(Bloomberg) -- Toll Brothers Inc. raised its fiscal full-year outlook as the luxury builder reported stronger-than-expected orders with buyers, starved for inventory of previously owned properties, flocking to newly built homes.

  • For the three months through April, purchase contracts rose 30% from the same period a year earlier to 3,041, the company said Tuesday in a statement. Analysts in a Bloomberg survey expected 3,004 orders on average.

Key Insights

  • Toll boosted its full fiscal-year deliveries guidance to 10,400 to 10,800 units, up from a previous forecast for 10,000 to 10,500 units.
  • Mortgage rates hovering above 7% have driven buyers to homebuilders that have been offering incentives to help move inventory.
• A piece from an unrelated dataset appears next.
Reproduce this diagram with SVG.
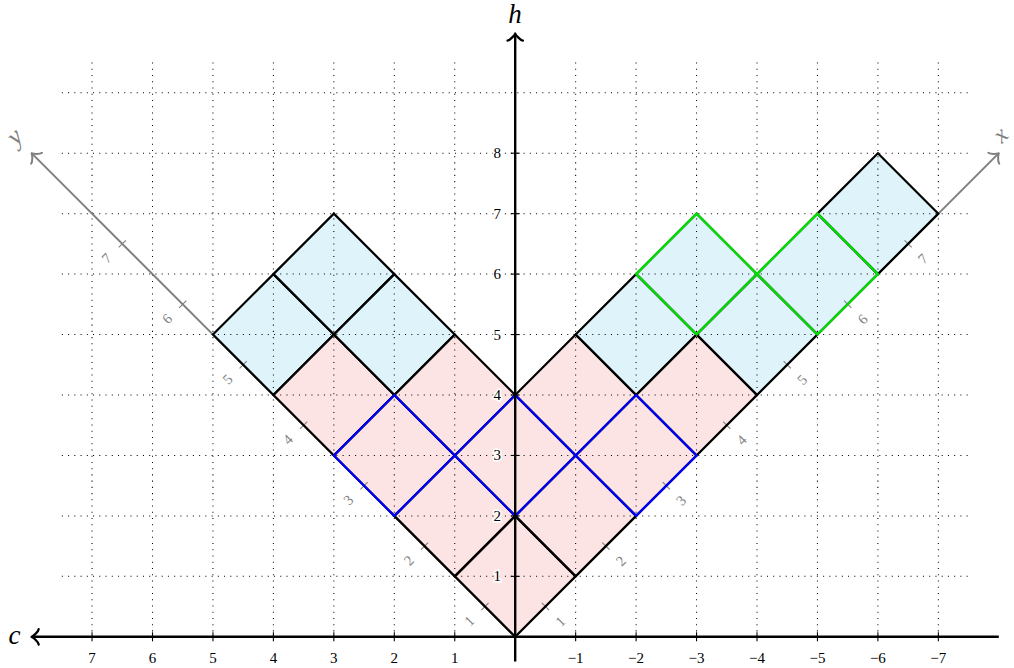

The company’s adjusted home-sales gross margin slipped slightly from a year earlier to 28.2% in its fiscal second quarter, but was higher than the company’s earlier forecast of 27.6%.
  • Toll often caters to more affluent buyers who are more likely to be paying cash. That helps blunt some of the impact of higher rates on Toll’s demand. And the company said its strategy of including “more affordable luxury” properties and boosting its supply of spec homes is helping increase its market share.

Market Reaction

  • Toll shares have nearly doubled in the past 12 months through Tuesday’s close, outpacing the 47% gain in an S&P index of homebuilder stocks.